Die sinngemäße Anwendung der Zollvorschriften auf die EUSt bringt für einen zum vollen Vorsteuerabzug Berechtigten keine Vorteile; denn der Vorsteuerabzug stellt ihn umsatzsteuerrechtlich so, als wäre er steuerlich unbelastet. Es kommt auch zu keiner Vorfinanzierung.[6] Eine unterschiedliche Behandlung der Ware hinsichtlich Zoll und EUSt würde den Abfertigungsvorgang komplizieren, weil zwei unterschiedliche Abfertigungen durchzuführen wären, einfuhrumsatzsteuerrechtlich zum freien Verkehr und zollrechtlich zum Zolllagerverfahren. Bei der Lagerung müsste u. U. der unterschiedliche Status der Waren kenntlich gemacht werden.
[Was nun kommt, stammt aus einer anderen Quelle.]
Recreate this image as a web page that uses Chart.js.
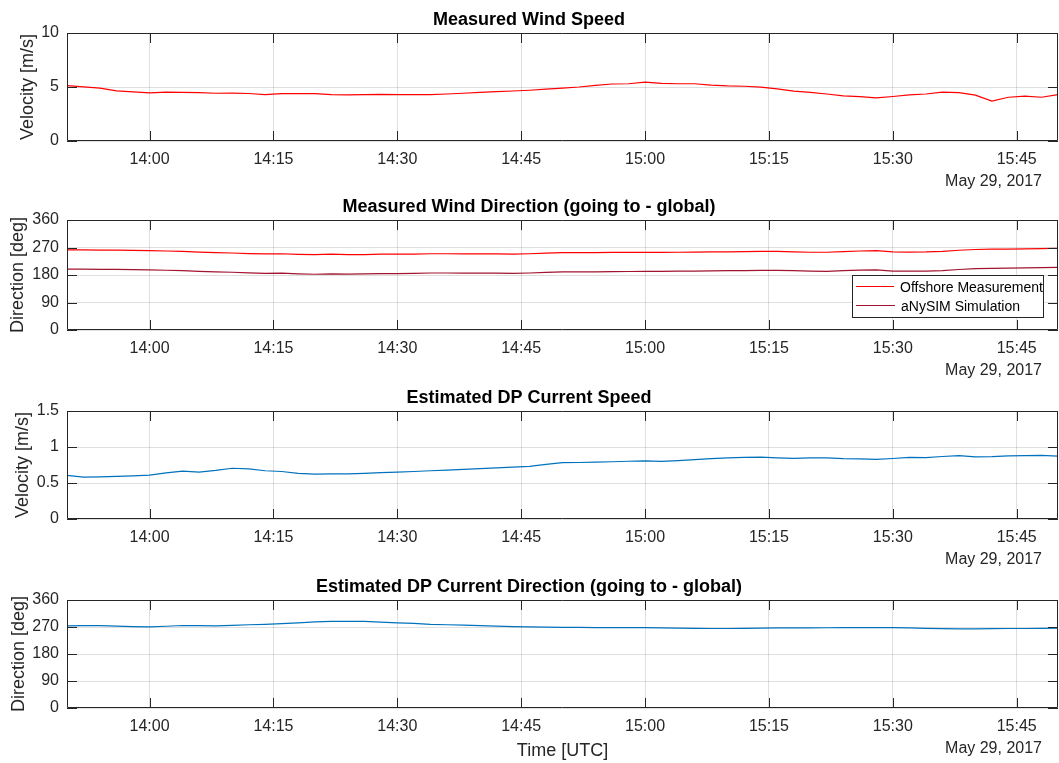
<!DOCTYPE html>
<html>
<head>
<meta charset="utf-8">
<title>Wind and current measurements</title>
<script src="https://cdn.jsdelivr.net/npm/chart.js@4.4.1/dist/chart.umd.min.js"></script>
<style>
  html, body { margin: 0; padding: 0; background: #fff; }
  body { position: relative; width: 1059px; height: 763px; overflow: hidden;
         font-family: 'Liberation Sans', Arial, Helvetica, sans-serif; }
  .panel { position: absolute; left: 0; width: 1059px; }
  #p1 { top: 4px; height: 192px; }
  #p2 { top: 191px; height: 194px; }
  #p3 { top: 382px; height: 192px; }
  #p4 { top: 571px; height: 192px; }
  #legend { position: absolute; left: 852px; top: 275px; width: 190px; height: 40px;
            border: 1px solid #262626; background: #fff; z-index: 5;
            font-size: 14px; color: #000; padding-top: 1px; box-sizing: content-box; }
  #legend .row { display: flex; align-items: center; height: 19px; white-space: nowrap; }
  #legend .swatch { width: 39px; margin: 0 6px 0 3px; border-top: 1px solid; }
</style>
</head>
<body>
<div class="panel" id="p1"><canvas id="c1"></canvas></div>
<div class="panel" id="p2"><canvas id="c2"></canvas></div>
<div class="panel" id="p3"><canvas id="c3"></canvas></div>
<div class="panel" id="p4"><canvas id="c4"></canvas></div>
<div id="legend"></div>

<script>
// sample times (UTC, 29 May 2017)
const times = [
  '13:50','13:52','13:54','13:56','13:58','14:00','14:02','14:04','14:06','14:08',
  '14:10','14:12','14:14','14:16','14:18','14:20','14:22','14:24','14:26','14:28',
  '14:30','14:32','14:34','14:36','14:38','14:40','14:42','14:44','14:46','14:48',
  '14:50','14:52','14:54','14:56','14:58','15:00','15:02','15:04','15:06','15:08',
  '15:10','15:12','15:14','15:16','15:18','15:20','15:22','15:24','15:26','15:28',
  '15:30','15:32','15:34','15:36','15:38','15:40','15:42','15:44','15:46','15:48','15:50'
];
const timeTicks = ['14:00','14:15','14:30','14:45','15:00','15:15','15:30','15:45'];
const timeRange = ['13:50', '15:50'];
const dateLabel = 'May 29, 2017';

// m/s
const windSpeed = [
  5.13, 5.02, 4.90, 4.65, 4.55, 4.45, 4.52, 4.50, 4.47, 4.42,
  4.44, 4.40, 4.30, 4.38, 4.38, 4.38, 4.30, 4.27, 4.30, 4.32,
  4.30, 4.30, 4.29, 4.35, 4.42, 4.50, 4.57, 4.63, 4.70, 4.80,
  4.90, 5.00, 5.15, 5.28, 5.30, 5.45, 5.33, 5.30, 5.30, 5.18,
  5.10, 5.07, 4.98, 4.82, 4.62, 4.50, 4.35, 4.18, 4.10, 4.00,
  4.12, 4.27, 4.35, 4.52, 4.48, 4.25, 3.70, 4.05, 4.15, 4.05, 4.30
];

// deg, going to
const windDirOffshore = [
  262, 262, 261.5, 261.5, 260.5, 259.5, 258.5, 257, 255, 253,
  252, 250, 249, 249.5, 247.5, 246.5, 248, 246.5, 247, 248,
  248, 248.5, 249.5, 249.5, 249, 249, 249, 248.5, 249.5, 251.5,
  253, 253, 253.5, 254, 254, 254, 254, 254.5, 255, 255.5,
  256, 256.5, 257, 257, 256, 254.5, 254.5, 256.5, 258.5, 259.5,
  255.5, 255, 255.5, 257.5, 261, 263.5, 264.5, 265, 265.5, 266.5, 267.5
];
const windDirSim = [
  199, 199, 198.5, 198.5, 197.5, 196.5, 195.5, 194, 192, 190,
  189, 187, 185.5, 186, 184, 182.5, 184, 183, 184, 184.5,
  184.5, 185, 186.5, 186.5, 186, 186, 186, 185.5, 186.5, 188.5,
  190, 190, 190.5, 191, 191.5, 192, 192, 192.5, 193, 193.5,
  194, 194.5, 195, 195, 194, 192.5, 192, 194, 196, 197,
  193, 192.5, 193, 194.5, 198, 201, 202, 202.5, 203, 204, 205
];

// m/s
const currentSpeed = [
  0.605, 0.582, 0.585, 0.592, 0.600, 0.609, 0.640, 0.665, 0.652, 0.675,
  0.705, 0.695, 0.670, 0.660, 0.635, 0.622, 0.626, 0.628, 0.635, 0.645,
  0.651, 0.660, 0.670, 0.680, 0.690, 0.700, 0.710, 0.720, 0.732, 0.760,
  0.782, 0.785, 0.789, 0.795, 0.802, 0.808, 0.800, 0.812, 0.825, 0.838,
  0.850, 0.856, 0.858, 0.850, 0.842, 0.848, 0.848, 0.838, 0.834, 0.828,
  0.840, 0.855, 0.852, 0.868, 0.880, 0.862, 0.866, 0.878, 0.880, 0.884, 0.872
];

// deg, going to
const currentDir = [
  273.5, 274.5, 274.5, 273, 271.5, 270.5, 272.5, 275, 274.5, 273.5,
  275.5, 277.5, 279, 281, 284, 287, 289, 289, 288.5, 286.5,
  284, 282, 279, 277.5, 276, 274.5, 273, 271.5, 270.5, 269.5,
  269, 268.5, 268, 268, 268, 268, 267, 266, 265.5, 265,
  265, 265.5, 266.5, 267, 267, 267, 267.5, 268, 268, 268,
  268, 267, 265.5, 264.5, 264, 264, 264.5, 265, 265, 265.5, 266
];

const FONT = "'Liberation Sans', Arial, Helvetica, sans-serif";
const AXIS = '#262626';
const GRID = 'rgba(38,38,38,0.15)';

Chart.defaults.font.family = FONT;
Chart.defaults.color = AXIS;

const toMin = s => { const [h, m] = s.split(':').map(Number); return h * 60 + m; };
const fmtMin = v => Math.floor(v / 60) + ':' + String(Math.round(v % 60)).padStart(2, '0');
const series = vals => times.map((t, i) => ({ x: toMin(t), y: vals[i] }));

// MATLAB style box: frame, inward ticks on all four sides, date under the axis
const matlabBox = {
  id: 'matlabBox',
  afterDraw(chart, args, opts) {
    const { ctx, chartArea: a, scales: { x, y } } = chart;
    const tl = 10;
    ctx.save();
    ctx.strokeStyle = AXIS;
    ctx.lineWidth = 1;
    ctx.beginPath();
    ctx.rect(a.left + 0.5, a.top + 0.5, a.right - a.left - 1, a.bottom - a.top - 1);
    x.ticks.forEach(t => {
      const px = Math.round(x.getPixelForValue(t.value)) + 0.5;
      ctx.moveTo(px, a.bottom); ctx.lineTo(px, a.bottom - tl);
      ctx.moveTo(px, a.top); ctx.lineTo(px, a.top + tl);
    });
    y.ticks.forEach(t => {
      const py = Math.round(y.getPixelForValue(t.value)) + 0.5;
      ctx.moveTo(a.left, py); ctx.lineTo(a.left + tl, py);
      ctx.moveTo(a.right, py); ctx.lineTo(a.right - tl, py);
    });
    ctx.stroke();
    if (opts.note) {
      ctx.fillStyle = AXIS;
      ctx.font = '16px ' + FONT;
      ctx.textAlign = 'right';
      ctx.textBaseline = 'middle';
      ctx.fillText(opts.note, a.right - 16, a.bottom + 41);
    }
    ctx.restore();
  }
};

function makePanel(id, opt) {
  const xScale = {
    type: 'linear',
    min: toMin(timeRange[0]),
    max: toMin(timeRange[1]),
    afterBuildTicks: s => { s.ticks = timeTicks.map(t => ({ value: toMin(t) })); },
    afterFit: s => { s.height = 55; },
    grid: { color: GRID, drawTicks: false },
    border: { display: false },
    ticks: { padding: 9, color: AXIS, font: { size: 16 }, maxRotation: 0, autoSkip: false,
             callback: v => fmtMin(v) },
    title: opt.xTitle
      ? { display: true, text: opt.xTitle, color: AXIS, font: { size: 18 }, padding: { top: 0, bottom: 1 } }
      : { display: false }
  };
  const yScale = {
    min: opt.yMin,
    max: opt.yMax,
    afterFit: s => { s.width = 67; },
    grid: { color: GRID, drawTicks: false },
    border: { display: false },
    ticks: { stepSize: opt.yStep, padding: 8, color: AXIS, font: { size: 16 },
             callback: v => String(+v.toFixed(2)) },
    title: { display: true, text: opt.yTitle, color: AXIS, font: { size: 18 },
             padding: { top: opt.yTitlePad, bottom: 0 } }
  };
  return new Chart(document.getElementById(id), {
    type: 'line',
    data: {
      datasets: opt.datasets.map(d => ({
        label: d.label,
        data: series(d.values),
        borderColor: d.color,
        borderWidth: 1.2,
        pointRadius: 0,
        tension: 0,
        fill: false
      }))
    },
    options: {
      responsive: true,
      maintainAspectRatio: false,
      devicePixelRatio: 1,
      animation: false,
      events: [],
      layout: { padding: { left: 0, right: 1, top: 0, bottom: 0 } },
      plugins: {
        legend: { display: false },
        tooltip: { enabled: false },
        title: {
          display: true,
          text: opt.title,
          color: '#000',
          font: { size: 18, weight: 'bold' },
          padding: { top: 5, bottom: 2.4 }
        },
        matlabBox: { note: dateLabel }
      },
      scales: { x: xScale, y: yScale }
    },
    plugins: [matlabBox]
  });
}

makePanel('c1', {
  title: 'Measured Wind Speed',
  yTitle: 'Velocity [m/s]', yTitlePad: 17, yMin: 0, yMax: 10, yStep: 5,
  datasets: [{ label: 'Measured wind speed', values: windSpeed, color: '#ff0000' }]
});

const dirChart = makePanel('c2', {
  title: 'Measured Wind Direction (going to - global)',
  yTitle: 'Direction [deg]', yTitlePad: 7, yMin: 0, yMax: 360, yStep: 90,
  datasets: [
    { label: 'Offshore Measurement', values: windDirOffshore, color: '#ff0000' },
    { label: 'aNySIM Simulation', values: windDirSim, color: '#a2142f' }
  ]
});

makePanel('c3', {
  title: 'Estimated DP Current Speed',
  yTitle: 'Velocity [m/s]', yTitlePad: 12.5, yMin: 0, yMax: 1.5, yStep: 0.5,
  datasets: [{ label: 'Current speed', values: currentSpeed, color: '#0072bd' }]
});

makePanel('c4', {
  title: 'Estimated DP Current Direction (going to - global)',
  yTitle: 'Direction [deg]', yTitlePad: 8, yMin: 0, yMax: 360, yStep: 90,
  xTitle: 'Time [UTC]',
  datasets: [{ label: 'Current direction', values: currentDir, color: '#0072bd' }]
});

// legend for the wind direction panel, built from its datasets
const legendEl = document.getElementById('legend');
dirChart.data.datasets.forEach(ds => {
  const row = document.createElement('div');
  row.className = 'row';
  const sw = document.createElement('span');
  sw.className = 'swatch';
  sw.style.borderTopColor = ds.borderColor;
  const txt = document.createElement('span');
  txt.textContent = ds.label;
  row.appendChild(sw);
  row.appendChild(txt);
  legendEl.appendChild(row);
});
</script>
</body>
</html>
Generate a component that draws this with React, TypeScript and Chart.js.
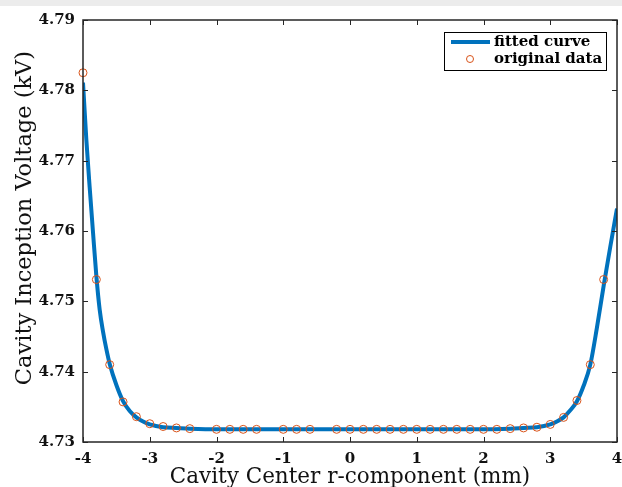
import React, { useEffect, useRef } from "react";
import { Chart, registerables } from "chart.js";

Chart.register(...registerables);

// Original data points (circles)
const dataX = [
  -4, -3.8, -3.6, -3.4, -3.2, -3.0, -2.8, -2.6, -2.4, -2.0, -1.8, -1.6, -1.4,
  -1.0, -0.8, -0.6, -0.2, 0, 0.2, 0.4, 0.6, 0.8, 1.0, 1.2, 1.4, 1.6, 1.8, 2.0,
  2.2, 2.4, 2.6, 2.8, 3.0, 3.2, 3.4, 3.6, 3.8,
];
const dataY = [
  4.7825, 4.7531, 4.741, 4.7357, 4.7336, 4.7326, 4.7322, 4.732, 4.7319, 4.7318,
  4.7318, 4.7318, 4.7318, 4.7318, 4.7318, 4.7318, 4.7318, 4.7318, 4.7318,
  4.7318, 4.7318, 4.7318, 4.7318, 4.7318, 4.7318, 4.7318, 4.7318, 4.7318,
  4.7318, 4.7319, 4.732, 4.7321, 4.7325, 4.7335, 4.7359, 4.741, 4.7531,
];

// Fitted curve
const curveX = [
  -4, -3.95, -3.9, -3.85, -3.8, -3.75, -3.7, -3.65, -3.6, -3.5, -3.4, -3.3,
  -3.2, -3.1, -3.0, -2.8, -2.6, -2.4, -2.0, -1.0, 0, 1.0, 2.0, 2.4, 2.6, 2.8,
  3.0, 3.1, 3.2, 3.3, 3.4, 3.5, 3.6, 3.7, 3.8, 3.9, 4.0,
];
const curveY = [
  4.7811, 4.7730, 4.7662, 4.7598, 4.7536, 4.7488, 4.7457, 4.7432, 4.7411,
  4.7381, 4.7358, 4.7344, 4.7335, 4.7329, 4.7325, 4.7321, 4.732, 4.7319,
  4.7318, 4.7318, 4.7318, 4.7318, 4.7318, 4.7319, 4.732, 4.7321, 4.7325,
  4.7329, 4.7335, 4.7345, 4.7358, 4.738, 4.741, 4.7463, 4.7522, 4.7578,
  4.7632,
];

const xTicks = [-4, -3, -2, -1, 0, 1, 2, 3, 4];
const yTicks = [4.73, 4.74, 4.75, 4.76, 4.77, 4.78, 4.79];

const seriesNames = ["fitted curve", "original data"];
const xTitle = "Cavity Center r-component (mm)";
const yTitle = "Cavity Inception Voltage (kV)";

const BLUE = "#0072BD";
const ORANGE = "#D95319";
const AXIS = "#262626";
const FONT = "'DejaVu Serif', serif";

const decorPlugin = {
  id: "decor",
  beforeDraw(chart: any) {
    const { ctx, width } = chart;
    ctx.save();
    ctx.fillStyle = "#ececec";
    ctx.fillRect(0, 0, width, 6);
    ctx.restore();
  },
  afterDraw(chart: any) {
    const { ctx, chartArea: a, scales } = chart;
    ctx.save();
    // ticks inward on all sides
    ctx.strokeStyle = AXIS;
    ctx.lineWidth = 1;
    const tl = 5;
    xTicks.forEach((v) => {
      const px = Math.round(scales.x.getPixelForValue(v)) + 0.5;
      ctx.beginPath();
      ctx.moveTo(px, a.bottom);
      ctx.lineTo(px, a.bottom - tl);
      ctx.moveTo(px, a.top);
      ctx.lineTo(px, a.top + tl);
      ctx.stroke();
    });
    yTicks.forEach((v) => {
      const py = Math.round(scales.y.getPixelForValue(v)) + 0.5;
      ctx.beginPath();
      ctx.moveTo(a.left, py);
      ctx.lineTo(a.left + tl, py);
      ctx.moveTo(a.right, py);
      ctx.lineTo(a.right - tl, py);
      ctx.stroke();
    });
    // frame
    ctx.lineWidth = 1.5;
    ctx.strokeRect(a.left, a.top, a.right - a.left, a.bottom - a.top);

    // axis titles
    ctx.fillStyle = "#111";
    ctx.font = `21.5px ${FONT}`;
    ctx.textAlign = "center";
    ctx.textBaseline = "middle";
    ctx.fillText(xTitle, (a.left + a.right) / 2, 477);
    ctx.save();
    ctx.translate(25, 218);
    ctx.rotate(-Math.PI / 2);
    ctx.font = `22.5px ${FONT}`;
    ctx.fillText(yTitle, 0, 0);
    ctx.restore();

    // legend
    const bx = a.right - 173;
    const by = a.top + 12;
    const bw = 162;
    const bh = 38;
    ctx.fillStyle = "#fff";
    ctx.fillRect(bx, by, bw, bh);
    ctx.strokeStyle = "#000";
    ctx.lineWidth = 1;
    ctx.strokeRect(bx + 0.5, by + 0.5, bw, bh);
    ctx.strokeStyle = BLUE;
    ctx.lineWidth = 4;
    ctx.beginPath();
    ctx.moveTo(bx + 7, by + 10);
    ctx.lineTo(bx + 46, by + 10);
    ctx.stroke();
    ctx.strokeStyle = ORANGE;
    ctx.lineWidth = 1;
    ctx.beginPath();
    ctx.arc(bx + 26, by + 27, 3.5, 0, Math.PI * 2);
    ctx.stroke();
    ctx.fillStyle = "#000";
    ctx.font = `bold 15px ${FONT}`;
    ctx.textAlign = "left";
    ctx.textBaseline = "middle";
    ctx.fillText(seriesNames[0], bx + 50, by + 10);
    ctx.fillText(seriesNames[1], bx + 50, by + 27);
    ctx.restore();
  },
};

export default function App() {
  const ref = useRef<HTMLCanvasElement | null>(null);
  useEffect(() => {
    if (!ref.current) return;
    const chart = new Chart(ref.current, {
      type: "scatter",
      data: {
        datasets: [
          {
            label: seriesNames[1],
            data: dataX.map((x, i) => ({ x, y: dataY[i] })),
            showLine: false,
            pointStyle: "circle",
            pointRadius: 4,
            pointBorderColor: ORANGE,
            pointBackgroundColor: "rgba(0,0,0,0)",
            pointBorderWidth: 1,
            clip: false,
          },
          {
            label: seriesNames[0],
            data: curveX.map((x, i) => ({ x, y: curveY[i] })),
            showLine: true,
            borderColor: BLUE,
            borderWidth: 4,
            pointRadius: 0,
            cubicInterpolationMode: "monotone",
          },
        ],
      },
      options: {
        animation: false,
        responsive: false,
        events: [],
        layout: { padding: { top: 20, right: 5, left: 0, bottom: 0 } },
        plugins: {
          legend: { display: false },
          tooltip: { enabled: false },
        },
        scales: {
          x: {
            type: "linear",
            min: -4,
            max: 4,
            afterBuildTicks: (s: any) => {
              s.ticks = xTicks.map((v) => ({ value: v }));
            },
            afterFit: (s: any) => {
              s.height = 45;
              s.paddingLeft = 0;
              s.paddingRight = 0;
            },
            grid: { display: false, drawTicks: false },
            border: { display: false },
            ticks: {
              padding: 8,
              color: "#111",
              font: { family: FONT, size: 15, weight: "bold" },
              callback: (v: any) => String(v),
            },
          },
          y: {
            type: "linear",
            min: 4.73,
            max: 4.79,
            afterBuildTicks: (s: any) => {
              s.ticks = yTicks.map((v) => ({ value: v }));
            },
            afterFit: (s: any) => {
              s.width = 83;
              s.paddingTop = 0;
              s.paddingBottom = 0;
            },
            grid: { display: false, drawTicks: false },
            border: { display: false },
            ticks: {
              padding: 8,
              color: "#111",
              font: { family: FONT, size: 15, weight: "bold" },
              callback: (v: any) => Number(v).toFixed(2),
            },
          },
        },
      },
      plugins: [decorPlugin],
    } as any);
    return () => chart.destroy();
  }, []);
  return (
    <div style={{ position: "absolute", left: 0, top: 0, width: 622, height: 487, background: "#fff" }}>
      <canvas ref={ref} width={622} height={487} style={{ display: "block" }} />
    </div>
  );
}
Bei nicht zum Vorsteuerabzug Berechtigten würde eine weitere EUSt-Schuld nach § 21 Abs. 4 UStG entstehen, wenn die Ware zollrechtlich zu einem späteren Zeitpunkt in den freien Verkehr tritt.

 

Rz. 231

Es besteht im Allgemeinen kein Bedürfnis für die Abfertigung von Waren, die nur der EUSt unterliegen, zu einem Zolllager, wenn die EUSt in voller Höhe als Vorsteuer abgezogen werden kann. Die Zollverwaltung bewilligt hierfür im Regelfall kein privates Zolllager und schließt solche Waren von der Abfertigung zum Zolllager aus.

 

Rz. 232

Dagegen besteht ein wirtschaftliches Interesse, Gegenstände, die in Anh. zu § 4 Nr. 4a UStG genannt sind, nach ihrer Einfuhr in ein Umsatzsteuerlager zu überführen.[7] Die Einfuhr ist nach § 5 Abs. 1 Nr. 4 UStG steuerbefreit. In der Zollanmeldung hat der Steuerschuldner die Überführung in ein Umsatzsteuerlager zu ­beantragen und Unterlagen und Angaben (Bestätigung über die Lagerbewilligung; Name oder Firma, Anschrift, Steuernummer und/oder USt-IdNr. des Lagerhalters) beizufügen. Auch bei anderen nicht in dem Anhang aufgeführten Gegen ständen kann ein Bedürfnis für ein EUSt-Lager bestehen, auch bei der Einfuhr von Gegenständen, die nur der EUSt unterliegen, wenn der Einführer nicht zum Vorsteuerabzug berechtigt ist. Hier kann ein offenes Lager bewilligt werden, wenn die übrigen Voraussetzungen vorliegen, insbesondere ein durchschnittlicher Lagerumschlagszeitraum von mehr als 6 Wochen besteht. In diesen Fällen kann von einer Sicherheitsleistung im Allgemeinen nicht abgesehen werden.

[3] Schlussanträge des Generalanwalts v. 27.2.2019, C-26/18; EuGH v. 10.7.2019, C-26/18, UR 2019, 408, Haufe-Index 13290181; s. Bender, UR 2019, 641.
[7] § 4 Nr. 4a UStG Rz. 4ff.; Weimann, UVR 2003, 345; ders., UVR 2004, 81; Schröder, UStB 2004, 164.